====== Supplied material ======
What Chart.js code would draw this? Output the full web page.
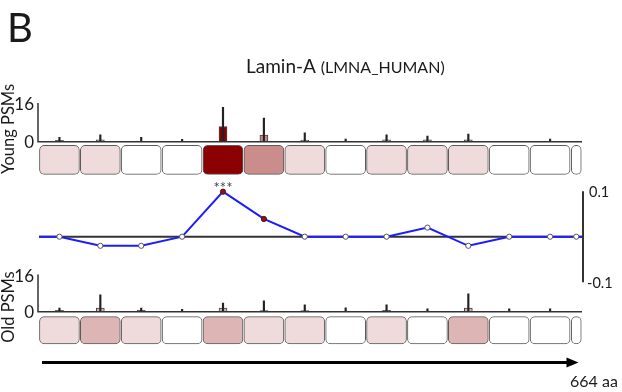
<!DOCTYPE html>
<html>
<head>
<meta charset="utf-8">
<script src="https://cdn.jsdelivr.net/npm/chart.js@4.4.1/dist/chart.umd.min.js"></script>
<style>
  body { margin: 0; background: #fff; }
  #wrap { position: relative; width: 622px; height: 392px; overflow: hidden; }
  canvas { position: absolute; left: 0; top: 0; }
</style>
</head>
<body>
<div id="wrap">
  <canvas id="young" width="622" height="392"></canvas>
  <canvas id="diff" width="622" height="392"></canvas>
  <canvas id="old" width="622" height="392"></canvas>
</div>
<script>
const proteinName = 'Lamin-A';
const proteinId = '(LMNA_HUMAN)';
const proteinLength = 664;

// bin centres in residues (50 aa bins, last one is 650-664)
const binCenters = [25, 75, 125, 175, 225, 275, 325, 375, 425, 475, 525, 575, 625, 657];

const youngMean  = [0.6, 0.8, 0, 0, 6.3, 2.7, 0.7, 0, 0.8, 0.8, 0.8, 0, 0, 0];
const youngUpper = [1.8, 2.8, 1.8, 1.0, 14.2, 9.8, 3.7, 1.1, 2.8, 2.3, 3.2, 0, 1.1, 0];
const youngShade = [0.14, 0.14, 0, 0, 1, 0.45, 0.14, 0, 0.14, 0.14, 0.14, 0, 0, 0];

const oldMean  = [0.6, 1.6, 0.6, 0, 1.6, 0.5, 0.5, 0, 0.6, 0, 1.6, 0, 0, 0];
const oldUpper = [1.5, 7.3, 1.5, 1.0, 3.7, 4.7, 2.9, 1.7, 2.9, 1.2, 7.7, 1.2, 1.2, 0];
const oldShade = [0.14, 0.29, 0.14, 0, 0.29, 0.14, 0.14, 0, 0.14, 0, 0.29, 0, 0, 0];

const diffValues = [0, -0.02, -0.02, 0, 0.099, 0.039, 0, 0, 0, 0.02, -0.02, 0, 0, 0];
const diffSignificant = [false, false, false, false, true, true, false, false, false, false, false, false, false, false];
const diffStars = ['', '', '', '', '***', '', '', '', '', '', '', '', '', ''];

const countTicks = [0, 16];
const diffTicks = [-0.1, 0.1];

const FONT = 'Lato, "Open Sans", sans-serif';
const INK = '#1a1a1a';
const AXIS = '#333';

function shade(t) {
  const r = Math.round(255 - 116 * t);
  const g = Math.round(255 - 255 * t);
  return `rgb(${r},${g},${g})`;
}

function rotatedLabel(ctx, text, x, y) {
  ctx.save();
  ctx.translate(x, y);
  ctx.rotate(-Math.PI / 2);
  ctx.textAlign = 'center';
  ctx.textBaseline = 'alphabetic';
  ctx.fillText(text, 0, 0);
  ctx.restore();
}

function countAxisPlugin(label, labelY, extra) {
  return {
    id: 'countAxis',
    afterDatasetsDraw(chart) {
      const { ctx, chartArea, scales: { y } } = chart;
      const x0 = chartArea.left - 1;
      const yTop = y.getPixelForValue(countTicks[1]);
      const yZero = y.getPixelForValue(countTicks[0]);
      ctx.save();
      ctx.strokeStyle = AXIS;
      ctx.lineWidth = 1.5;
      ctx.beginPath();
      ctx.moveTo(x0, yTop);
      ctx.lineTo(x0, yZero);
      ctx.lineTo(chartArea.right, yZero);
      ctx.stroke();

      ctx.fillStyle = INK;
      ctx.font = `17px ${FONT}`;
      ctx.textAlign = 'right';
      ctx.textBaseline = 'middle';
      ctx.fillText(String(countTicks[1]), x0 - 4, yTop + 2);
      ctx.fillText(String(countTicks[0]), x0 - 4, yZero + 1);

      ctx.font = `16.5px ${FONT}`;
      rotatedLabel(ctx, label, 13.5, labelY);
      if (extra) extra(chart);
      ctx.restore();
    }
  };
}

function psmChart(id, label, labelY, mean, upper, shades, box, yMin, top, bottom, extra) {
  const colors = shades.map(shade);
  const last = binCenters.length - 1;
  const boxData = binCenters.map(x => ({ x, y: box }));
  const boxStyle = {
    borderColor: '#5a5a5a', borderWidth: 1, borderRadius: 5, borderSkipped: false, order: 3
  };
  return new Chart(document.getElementById(id), {
    type: 'bar',
    data: {
      datasets: [
        {
          data: binCenters.map((x, i) => ({ x, y: [0, upper[i]] })),
          backgroundColor: '#222', barThickness: 1.5, order: 1
        },
        {
          data: binCenters.map((x, i) => ({ x, y: mean[i] })),
          backgroundColor: colors, borderColor: '#444', borderWidth: 1,
          barThickness: 8, order: 2
        },
        Object.assign({ data: boxData.slice(0, last), backgroundColor: colors.slice(0, last), barThickness: 40 }, boxStyle),
        Object.assign({ data: boxData.slice(last), backgroundColor: colors.slice(last), barThickness: 10 }, boxStyle)
      ]
    },
    options: {
      responsive: false,
      animation: false,
      devicePixelRatio: 1,
      layout: { padding: { left: 39, right: 40, top: top, bottom: 392 - bottom } },
      datasets: { bar: { grouped: false } },
      scales: {
        x: { type: 'linear', min: 0, max: proteinLength, offset: false, display: false },
        y: { min: yMin, max: countTicks[1], display: false }
      },
      plugins: { legend: { display: false }, tooltip: { enabled: false } }
    },
    plugins: [countAxisPlugin(label, labelY, extra)]
  });
}

// young panel + heading text
psmChart('young', 'Young PSMs', 129, youngMean, youngUpper, youngShade, [-13.5, -1.5], -14, 103, 175.6, chart => {
  const { ctx } = chart;
  ctx.fillStyle = INK;
  ctx.textAlign = 'left';
  ctx.textBaseline = 'alphabetic';
  ctx.font = `40px ${FONT}`;
  ctx.fillText('B', 7, 42);
  ctx.font = `19px ${FONT}`;
  ctx.fillText(proteinName + ' ', 246, 73);
  const w = ctx.measureText(proteinName + ' ').width;
  ctx.font = `16px ${FONT}`;
  ctx.fillText(proteinId, 246 + w, 73);
});

// old panel + length arrow
psmChart('old', 'Old PSMs', 307, oldMean, oldUpper, oldShade, [-13.9, -2.1], -14.3, 274.5, 344.9, chart => {
  const { ctx, scales: { x } } = chart;
  const xa = x.getPixelForValue(0) + 3;
  const xb = x.getPixelForValue(proteinLength) - 3.5;
  const yArrow = 362.5;
  ctx.strokeStyle = '#000';
  ctx.lineWidth = 3;
  ctx.beginPath();
  ctx.moveTo(xa, yArrow);
  ctx.lineTo(xb - 10, yArrow);
  ctx.stroke();
  ctx.fillStyle = '#000';
  ctx.beginPath();
  ctx.moveTo(xb, yArrow);
  ctx.lineTo(xb - 12, yArrow - 5);
  ctx.lineTo(xb - 12, yArrow + 5);
  ctx.closePath();
  ctx.fill();
  ctx.fillStyle = INK;
  ctx.font = `16px ${FONT}`;
  ctx.textAlign = 'left';
  ctx.textBaseline = 'alphabetic';
  ctx.fillText(proteinLength + ' aa', 570, 387);
});

// difference line
const n = binCenters.length;
const diffPoints = [{ x: 0, y: 0 }]
  .concat(binCenters.map((x, i) => ({ x, y: diffValues[i] })))
  .concat([{ x: proteinLength, y: 0 }]);
const isSig = ctx => diffSignificant[ctx.dataIndex - 1] === true;

new Chart(document.getElementById('diff'), {
  type: 'line',
  data: {
    datasets: [
      {
        data: [{ x: 0, y: 0 }, { x: proteinLength, y: 0 }],
        borderColor: '#333', borderWidth: 2, pointRadius: 0, order: 2
      },
      {
        data: diffPoints,
        borderColor: '#1c1cff', borderWidth: 2, tension: 0, clip: false,
        pointRadius: ctx => (ctx.dataIndex === 0 || ctx.dataIndex === n + 1) ? 0 : 2.6,
        pointBackgroundColor: ctx => isSig(ctx) ? '#8f1414' : '#fff',
        pointBorderColor: ctx => isSig(ctx) ? '#5a0a0a' : '#555',
        pointBorderWidth: 1,
        order: 1
      }
    ]
  },
  options: {
    responsive: false,
    animation: false,
    devicePixelRatio: 1,
    layout: { padding: { left: 39, right: 40, top: 191.2, bottom: 392 - 282.2 } },
    scales: {
      x: { type: 'linear', min: 0, max: proteinLength, display: false },
      y: { min: diffTicks[0], max: diffTicks[1], display: false }
    },
    plugins: { legend: { display: false }, tooltip: { enabled: false } }
  },
  plugins: [{
    id: 'diffAxis',
    afterDatasetsDraw(chart) {
      const { ctx, chartArea, scales: { y } } = chart;
      const xr = chartArea.right + 1;
      const yHi = y.getPixelForValue(diffTicks[1]);
      const yLo = y.getPixelForValue(diffTicks[0]);
      ctx.save();
      ctx.strokeStyle = AXIS;
      ctx.lineWidth = 2;
      ctx.beginPath();
      ctx.moveTo(xr, yHi);
      ctx.lineTo(xr, yLo);
      ctx.stroke();
      ctx.fillStyle = INK;
      ctx.font = `14.5px ${FONT}`;
      ctx.textAlign = 'left';
      ctx.textBaseline = 'middle';
      ctx.fillText(String(diffTicks[1]), xr + 6, yHi + 1);
      ctx.fillText(String(diffTicks[0]), xr + 4, yLo + 1);

      const pts = chart.getDatasetMeta(1).data;
      ctx.fillStyle = '#444';
      ctx.font = `15px ${FONT}`;
      ctx.textAlign = 'center';
      ctx.textBaseline = 'alphabetic';
      diffStars.forEach((s, i) => {
        if (!s) return;
        const p = pts[i + 1];
        ctx.fillText(s, p.x, p.y + 1);
      });
      ctx.restore();
    }
  }]
});
</script>
</body>
</html>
======
- _Stated problem_: Restate each line from the start of the listing through the line bearing "const proteinLength = 664;" word for word. Drop the pictures.

- _Response to this exercise_:
What Chart.js code would draw this? Output the full web page.
<!DOCTYPE html>
<html>
<head>
<meta charset="utf-8">
<script src="https://cdn.jsdelivr.net/npm/chart.js@4.4.1/dist/chart.umd.min.js"></script>
<style>
  body { margin: 0; background: #fff; }
  #wrap { position: relative; width: 622px; height: 392px; overflow: hidden; }
  canvas { position: absolute; left: 0; top: 0; }
</style>
</head>
<body>
<div id="wrap">
  <canvas id="young" width="622" height="392"></canvas>
  <canvas id="diff" width="622" height="392"></canvas>
  <canvas id="old" width="622" height="392"></canvas>
</div>
<script>
const proteinName = 'Lamin-A';
const proteinId = '(LMNA_HUMAN)';
const proteinLength = 664;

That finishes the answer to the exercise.